Panic in a melting pot of microbes

Because of jet travel and mass migration, the world has become quite literally a melting pot of microbes.  But because of global communication, it has also accelerated the transmission of a panic more lethal in its consequences than microbes.

The unprecedented movement of large numbers of people across continents has multiplied the risk of transferring microbes to populations that have not developed the antibodies against such diseases.  This is how the diseases of white peoples like smallpox, measles, and tuberculosis decimated the native populations of the New World, the Pacific islands and Africa.  Western colonialism very likely killed more people by the germs it brought than by the weapons it used to subdue the native peoples.

In his fascinating work, “Guns, Germs, and Steel,” physiologist Jared Diamond illustrates this: “The Indian population of Hispaniola declined from around 8 million, when Columbus arrived in 1492, to zero by 1535.  Measles reached Fiji with a Fijian chief returning from a visit to Australia in 1875, and proceeded to kill about one-quarter of all Fijians then alive.  Syphilis, gonorrhea, tuberculosis, and influenza arriving with Captain Cook in 1779, followed by a big typhoid epidemic in 1804 and numerous minor epidemics, reduced Hawaii’s population from around half a million in 1779 to 84,000 in 1853, the year when smallpox finally reached Hawaii and killed around 10,000 of the survivors.”

But the reverse seldom happened, says Diamond.  There were relatively few local epidemic diseases awaiting the European colonizers.  There was malaria, of course, which, among the tropical illnesses, continues to spell trouble to foreign visitors.  But for the most part, the societies the Europeans took over were free from the lethal viruses and bacteria that had plagued much of Europe.  Not anymore.  Today in a crowded and mobile world, epidemics can start anywhere and radiate to the destination points of an airline map.

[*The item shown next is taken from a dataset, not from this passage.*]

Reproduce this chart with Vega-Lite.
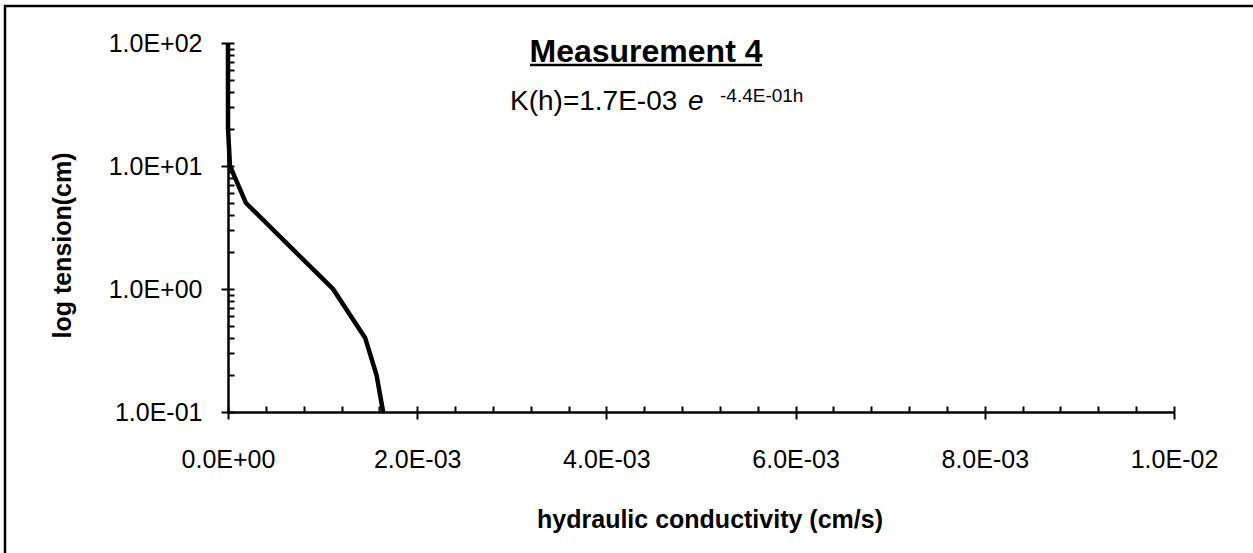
{
  "$schema": "https://vega.github.io/schema/vega-lite/v6.json",
  "autosize": {"type": "none"},
  "width": 1248,
  "height": 547,
  "padding": {"left": 5, "top": 6, "right": 0, "bottom": 0},
  "background": "white",
  "config": {
    "font": "Liberation Sans",
    "view": {"stroke": "black", "strokeWidth": 2.5, "strokeDash": [1248, 1795, 547]}
  },
  "data": {
    "values": [
      {"h": 0.1, "K": 0.00164},
      {"h": 0.2, "K": 0.00157},
      {"h": 0.4, "K": 0.00145},
      {"h": 1, "K": 0.00111},
      {"h": 5, "K": 0.00019},
      {"h": 10, "K": 0.000021},
      {"h": 20, "K": 0.0000003},
      {"h": 50, "K": 0},
      {"h": 100, "K": 0}
    ]
  },
  "resolve": {"axis": {"x": "independent", "y": "independent"}},
  "layer": [
    {
      "mark": {"type": "line", "color": "black", "strokeWidth": 4.5},
      "encoding": {
        "x": {
          "field": "K", "type": "quantitative",
          "scale": {"domain": [0, 0.01], "range": [223, 1169], "nice": false, "zero": false},
          "axis": {
            "orient": "bottom", "offset": -141,
            "values": [0, 0.002, 0.004, 0.006, 0.008, 0.01],
            "labelExpr": "replace(replace(upper(format(datum.value,'.1e')),'E+','E+0'),'E-','E-0')",
            "labelFontSize": 25, "labelColor": "black", "labelPadding": 48, "labelBaseline": "alphabetic",
            "labelFlush": false, "labelOverlap": false,
            "tickSize": 7, "tickWidth": 2, "tickColor": "black",
            "domainColor": "black", "domainWidth": 2.5, "grid": false,
            "title": "hydraulic conductivity (cm/s)", "titleFontSize": 25, "titleFontWeight": "bold", "titleColor": "black",
            "titleX": 704.5, "titleY": 115, "titleBaseline": "alphabetic"
          }
        },
        "y": {
          "field": "h", "type": "quantitative",
          "scale": {"type": "log", "domain": [0.1, 100], "range": [406, 37], "nice": false},
          "axis": {
            "orient": "left", "offset": -223,
            "values": [0.1, 1, 10, 100],
            "labelExpr": "replace(replace(upper(format(datum.value,'.1e')),'E+','E+0'),'E-','E-0')",
            "labelFontSize": 25, "labelColor": "black", "labelPadding": 19,
            "labelFlush": false, "labelOverlap": false,
            "tickSize": 7, "tickWidth": 2, "tickColor": "black",
            "domainColor": "black", "domainWidth": 2.5, "grid": false,
            "title": "log tension(cm)", "titleFontSize": 25, "titleFontWeight": "bold", "titleColor": "black",
            "titleX": -158, "titleY": 239, "titleBaseline": "alphabetic", "titleAngle": 270
          }
        },
        "order": {"field": "h", "type": "quantitative"}
      }
    },
    {
      "mark": {"type": "point", "opacity": 0},
      "encoding": {
        "x": {
          "field": "K", "type": "quantitative",
          "axis": {
            "orient": "bottom", "offset": -141,
            "values": [0, 0.0004, 0.0008, 0.0012, 0.0016, 0.002, 0.0024, 0.0028, 0.0032, 0.0036, 0.004, 0.0044, 0.0048, 0.0052, 0.0056, 0.006, 0.0064, 0.0068, 0.0072, 0.0076, 0.008, 0.0084, 0.0088, 0.0092, 0.0096, 0.01],
            "labels": false, "domain": false, "grid": false, "title": null,
            "tickSize": -6, "tickWidth": 2, "tickColor": "black"
          }
        },
        "y": {
          "field": "h", "type": "quantitative",
          "axis": {
            "orient": "left", "offset": -223,
            "values": [0.1, 0.2, 0.3, 0.4, 0.5, 0.6, 0.7, 0.8, 0.9, 1, 2, 3, 4, 5, 6, 7, 8, 9, 10, 20, 30, 40, 50, 60, 70, 80, 90, 100],
            "labels": false, "domain": false, "grid": false, "title": null,
            "tickSize": -6, "tickWidth": 2, "tickColor": "black"
          }
        }
      }
    },
    {
      "data": {"values": [{}]},
      "mark": {"type": "text", "text": "Measurement 4", "font": "Liberation Sans", "fontSize": 32, "fontWeight": "bold", "align": "center", "baseline": "alphabetic", "color": "black"},
      "encoding": {
        "x": {"datum": 0.0044186, "type": "quantitative", "axis": null},
        "y": {"datum": 70.1, "type": "quantitative", "axis": null}
      }
    },
    {
      "data": {"values": [{}]},
      "mark": {"type": "rule", "color": "black", "strokeWidth": 2.5},
      "encoding": {
        "x": {"datum": 0.003192, "type": "quantitative", "axis": null},
        "x2": {"datum": 0.005645},
        "y": {"datum": 66.2, "type": "quantitative", "axis": null}
      }
    },
    {
      "data": {"values": [{}]},
      "mark": {"type": "text", "text": "K(h)=1.7E-03", "font": "Liberation Sans", "fontSize": 28, "align": "left", "baseline": "alphabetic", "color": "black"},
      "encoding": {
        "x": {"datum": 0.002981, "type": "quantitative", "axis": null},
        "y": {"datum": 28.27, "type": "quantitative", "axis": null}
      }
    },
    {
      "data": {"values": [{}]},
      "mark": {"type": "text", "text": "e", "font": "Liberation Sans", "fontSize": 28, "fontStyle": "italic", "align": "left", "baseline": "alphabetic", "color": "black"},
      "encoding": {
        "x": {"datum": 0.0048626, "type": "quantitative", "axis": null},
        "y": {"datum": 28.27, "type": "quantitative", "axis": null}
      }
    },
    {
      "data": {"values": [{}]},
      "mark": {"type": "text", "text": "-4.4E-01h", "font": "Liberation Sans", "fontSize": 19, "align": "left", "baseline": "alphabetic", "color": "black"},
      "encoding": {
        "x": {"datum": 0.0052008, "type": "quantitative", "axis": null},
        "y": {"datum": 33.1, "type": "quantitative", "axis": null}
      }
    }
  ]
}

Most epidemics arise from so-called “crowd infectious diseases.” Most scientists agree that the Severe Acute Respiratory Syndrome or SARS virus that first broke out in China’s Guangdong Province late last year could have evolved from microbes in animals like ducks or chicken that are kept in pens close to the living quarters of their owners. From there, the virus migrated to Beijing and Hong Kong, and from Hong Kong to Singapore, Taiwan, Toronto, and the rest of the world.

It is perhaps not an accident that the virus would originate from China’s most crowded and most economically dynamic centers. These are the nodal points of China’s economic miracle that also have the most extensive contacts with the world community.  It seems inconceivable that such an epidemic would break out in the poorer western regions of the country, where it would be contained and isolated easily until it runs its course.

Medical progress and the improved health status of people in general may have kept the lethality of SARS low.  But the illness remains extremely infectious.  Its mode of transfer has not been fully ascertained, and there is still no cure or vaccine for it.  It appears that close contact with an infected person is necessary to its transmission, which is why the known cases are tightly clustered in the same apartment block or hospital ward.

What seems clear is that droplets expelled through sneezing and coughing spread the virus.  What is not known yet is how long the microbe can remain active outside of its carrier.  Scientists claim it will probably not thrive in the air for more than three hours, and especially not in hot weather conditions.  Sufferers have been able to recover from its symptoms quite fast and without any special medication.  Of course, those whose health condition makes them vulnerable also die quite quickly.  But these same people would likely not survive ordinary pneumonia either.  It has been reported that as many as 99 people die of flu in the United States every day.  One-third of them suffer from acute respiratory problems.  Yet these numbers do not command any special attention.  They are part of “normal” health statistics.

What has made SARS special is the panic that the mass media have wittingly or unwittingly sown around it.  First the virulence of the disease was underscored and contrasted against puny efforts to control its spread.  Then the secrecy in which the first outbreak in China was enveloped was highlighted, producing suspicions that the number of actual cases could be higher.  But SARS’s global debut began when it broke out in Hong Kong and Singapore.  These two economic centers are vital hubs of the global economy.  These are the basic originating points of the large overseas Chinese population. Their airports are the busiest in the Asian region.  Their airlines carry passengers to various capitals in the world.  Today they are seen as carriers of microbes as well.

In time, the SARS virus will go the way of all epidemics; it will exhaust itself and die with its last victim. A vaccine will be developed against it.  A cure will be found.  But it will take a while before the fears are erased.

“When people define their situations as real, they will be real in their consequences,” said the sociologist W.I. Thomas.  Sneezing and coughing inside a plane will be heard from hereon like a fire alarm in a crowded movie house.  People will be avoiding air travel for a while. They will be skipping Singapore and Hong Kong and possibly the whole of Southeast Asia in the next few months.  Panic will further weaken the fragile economies of the region, and there will be no vaccine for that except a sober mass media.